■ **What needs to be done**:
The lines to extract run from the first line of the material below to the line containing "22, color: textGrey, fontFamily: FONT", both included; leave the pictures behind.

# # # # # # #

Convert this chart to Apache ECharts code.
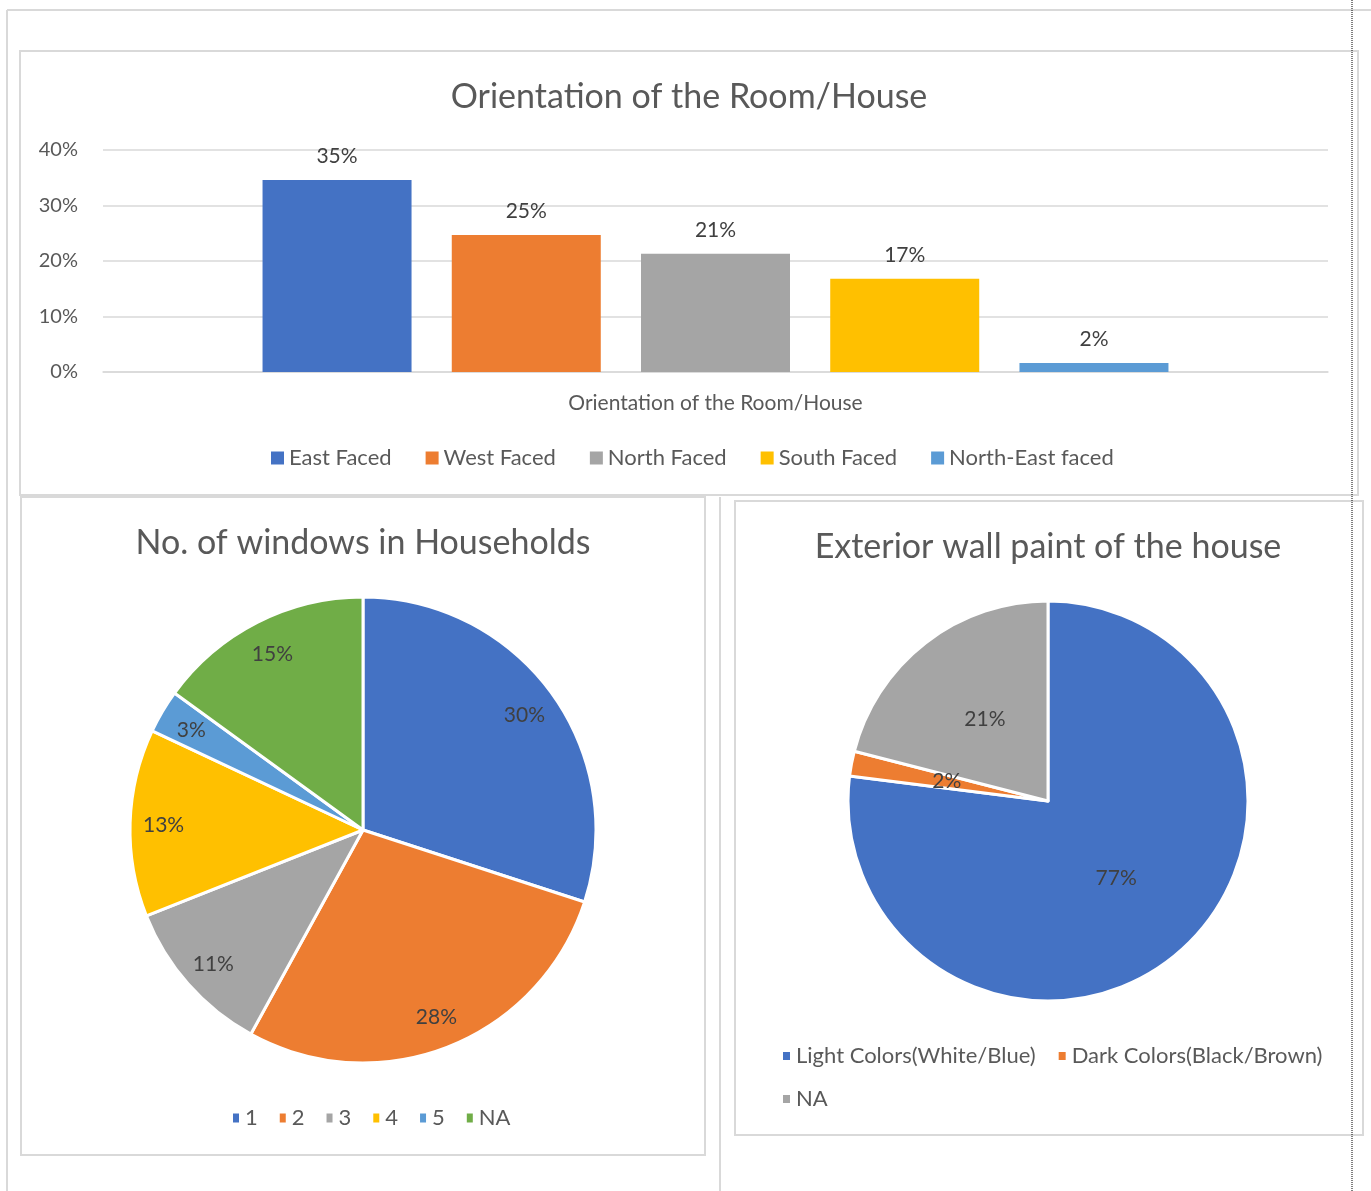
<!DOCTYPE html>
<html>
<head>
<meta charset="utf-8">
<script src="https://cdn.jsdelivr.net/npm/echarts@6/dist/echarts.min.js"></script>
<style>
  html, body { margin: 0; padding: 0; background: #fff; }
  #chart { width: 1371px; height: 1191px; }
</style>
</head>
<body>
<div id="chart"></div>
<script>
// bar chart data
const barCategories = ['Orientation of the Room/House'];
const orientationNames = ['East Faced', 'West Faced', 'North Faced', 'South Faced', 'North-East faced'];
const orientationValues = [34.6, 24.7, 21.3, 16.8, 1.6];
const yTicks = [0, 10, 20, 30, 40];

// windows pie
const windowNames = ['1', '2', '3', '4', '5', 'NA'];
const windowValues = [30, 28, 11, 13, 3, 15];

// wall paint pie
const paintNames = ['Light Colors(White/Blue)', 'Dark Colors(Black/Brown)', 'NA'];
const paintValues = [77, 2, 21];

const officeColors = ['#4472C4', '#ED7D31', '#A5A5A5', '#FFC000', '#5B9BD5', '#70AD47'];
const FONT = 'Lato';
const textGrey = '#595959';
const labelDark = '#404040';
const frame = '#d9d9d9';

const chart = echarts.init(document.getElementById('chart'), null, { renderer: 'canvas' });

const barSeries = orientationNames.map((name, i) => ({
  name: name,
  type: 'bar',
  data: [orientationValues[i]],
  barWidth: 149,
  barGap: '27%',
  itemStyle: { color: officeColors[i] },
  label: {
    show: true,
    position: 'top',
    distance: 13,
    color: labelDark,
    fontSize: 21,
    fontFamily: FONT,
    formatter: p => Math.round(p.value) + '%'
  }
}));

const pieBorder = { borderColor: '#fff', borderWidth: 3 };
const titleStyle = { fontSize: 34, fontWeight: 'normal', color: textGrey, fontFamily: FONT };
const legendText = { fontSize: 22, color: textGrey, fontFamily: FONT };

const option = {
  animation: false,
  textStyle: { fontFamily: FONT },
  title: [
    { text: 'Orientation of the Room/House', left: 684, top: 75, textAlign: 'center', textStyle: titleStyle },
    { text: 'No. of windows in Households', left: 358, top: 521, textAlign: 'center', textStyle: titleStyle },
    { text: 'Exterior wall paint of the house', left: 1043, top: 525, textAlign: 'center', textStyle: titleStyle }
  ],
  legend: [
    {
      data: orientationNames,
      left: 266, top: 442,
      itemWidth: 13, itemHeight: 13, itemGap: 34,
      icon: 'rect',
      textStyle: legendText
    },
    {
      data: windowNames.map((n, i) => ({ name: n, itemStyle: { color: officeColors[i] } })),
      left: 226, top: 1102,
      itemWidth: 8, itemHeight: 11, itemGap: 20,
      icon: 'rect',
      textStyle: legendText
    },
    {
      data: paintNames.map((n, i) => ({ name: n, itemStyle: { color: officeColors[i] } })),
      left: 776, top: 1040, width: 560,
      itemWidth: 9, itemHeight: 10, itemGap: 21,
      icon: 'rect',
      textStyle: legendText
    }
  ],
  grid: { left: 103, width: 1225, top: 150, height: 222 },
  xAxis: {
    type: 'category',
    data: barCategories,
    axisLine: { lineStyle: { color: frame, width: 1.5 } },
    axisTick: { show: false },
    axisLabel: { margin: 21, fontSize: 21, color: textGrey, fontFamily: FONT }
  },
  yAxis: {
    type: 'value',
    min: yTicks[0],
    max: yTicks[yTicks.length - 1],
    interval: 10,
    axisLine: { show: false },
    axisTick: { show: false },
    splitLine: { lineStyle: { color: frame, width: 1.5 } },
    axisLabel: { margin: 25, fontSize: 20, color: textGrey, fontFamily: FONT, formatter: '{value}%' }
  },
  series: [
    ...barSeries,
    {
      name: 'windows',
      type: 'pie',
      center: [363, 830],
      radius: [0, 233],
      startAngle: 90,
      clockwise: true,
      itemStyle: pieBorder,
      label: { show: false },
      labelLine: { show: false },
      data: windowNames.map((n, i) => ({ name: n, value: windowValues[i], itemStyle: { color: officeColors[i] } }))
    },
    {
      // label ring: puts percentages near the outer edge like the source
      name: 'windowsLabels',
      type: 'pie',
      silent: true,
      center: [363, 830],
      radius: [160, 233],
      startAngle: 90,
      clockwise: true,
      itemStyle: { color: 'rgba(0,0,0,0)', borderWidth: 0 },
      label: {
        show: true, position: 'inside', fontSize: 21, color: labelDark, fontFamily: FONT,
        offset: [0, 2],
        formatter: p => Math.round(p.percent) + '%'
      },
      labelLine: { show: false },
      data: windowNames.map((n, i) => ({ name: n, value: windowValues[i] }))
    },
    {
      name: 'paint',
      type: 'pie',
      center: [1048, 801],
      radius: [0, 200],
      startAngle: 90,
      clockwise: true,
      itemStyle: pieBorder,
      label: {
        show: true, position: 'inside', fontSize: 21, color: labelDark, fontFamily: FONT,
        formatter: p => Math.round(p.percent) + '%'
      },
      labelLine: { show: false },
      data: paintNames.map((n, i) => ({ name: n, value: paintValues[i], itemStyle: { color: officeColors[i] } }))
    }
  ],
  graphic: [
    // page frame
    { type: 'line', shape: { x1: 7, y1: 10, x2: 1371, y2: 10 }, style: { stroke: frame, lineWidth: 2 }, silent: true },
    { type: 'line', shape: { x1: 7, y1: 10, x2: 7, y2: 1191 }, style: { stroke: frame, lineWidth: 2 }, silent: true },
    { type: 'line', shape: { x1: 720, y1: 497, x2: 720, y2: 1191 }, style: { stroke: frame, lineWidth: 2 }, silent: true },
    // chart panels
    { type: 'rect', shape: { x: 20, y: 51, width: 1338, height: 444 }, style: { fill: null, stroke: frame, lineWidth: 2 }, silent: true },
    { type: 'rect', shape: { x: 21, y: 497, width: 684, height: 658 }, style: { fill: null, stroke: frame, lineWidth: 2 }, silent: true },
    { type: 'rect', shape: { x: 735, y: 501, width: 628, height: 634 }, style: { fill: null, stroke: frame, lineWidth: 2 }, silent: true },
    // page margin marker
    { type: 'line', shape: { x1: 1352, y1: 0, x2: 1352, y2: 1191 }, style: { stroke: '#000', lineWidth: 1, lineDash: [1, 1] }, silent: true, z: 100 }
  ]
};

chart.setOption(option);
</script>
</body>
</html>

# # # # # # #

■ **Task solution**:
Convert this chart to Apache ECharts code.
<!DOCTYPE html>
<html>
<head>
<meta charset="utf-8">
<script src="https://cdn.jsdelivr.net/npm/echarts@6/dist/echarts.min.js"></script>
<style>
  html, body { margin: 0; padding: 0; background: #fff; }
  #chart { width: 1371px; height: 1191px; }
</style>
</head>
<body>
<div id="chart"></div>
<script>
// bar chart data
const barCategories = ['Orientation of the Room/House'];
const orientationNames = ['East Faced', 'West Faced', 'North Faced', 'South Faced', 'North-East faced'];
const orientationValues = [34.6, 24.7, 21.3, 16.8, 1.6];
const yTicks = [0, 10, 20, 30, 40];

// windows pie
const windowNames = ['1', '2', '3', '4', '5', 'NA'];
const windowValues = [30, 28, 11, 13, 3, 15];

// wall paint pie
const paintNames = ['Light Colors(White/Blue)', 'Dark Colors(Black/Brown)', 'NA'];
const paintValues = [77, 2, 21];

const officeColors = ['#4472C4', '#ED7D31', '#A5A5A5', '#FFC000', '#5B9BD5', '#70AD47'];
const FONT = 'Lato';
const textGrey = '#595959';
const labelDark = '#404040';
const frame = '#d9d9d9';

const chart = echarts.init(document.getElementById('chart'), null, { renderer: 'canvas' });

const barSeries = orientationNames.map((name, i) => ({
  name: name,
  type: 'bar',
  data: [orientationValues[i]],
  barWidth: 149,
  barGap: '27%',
  itemStyle: { color: officeColors[i] },
  label: {
    show: true,
    position: 'top',
    distance: 13,
    color: labelDark,
    fontSize: 21,
    fontFamily: FONT,
    formatter: p => Math.round(p.value) + '%'
  }
}));

const pieBorder = { borderColor: '#fff', borderWidth: 3 };
const titleStyle = { fontSize: 34, fontWeight: 'normal', color: textGrey, fontFamily: FONT };
const legendText = { fontSize: 22, color: textGrey, fontFamily: FONT };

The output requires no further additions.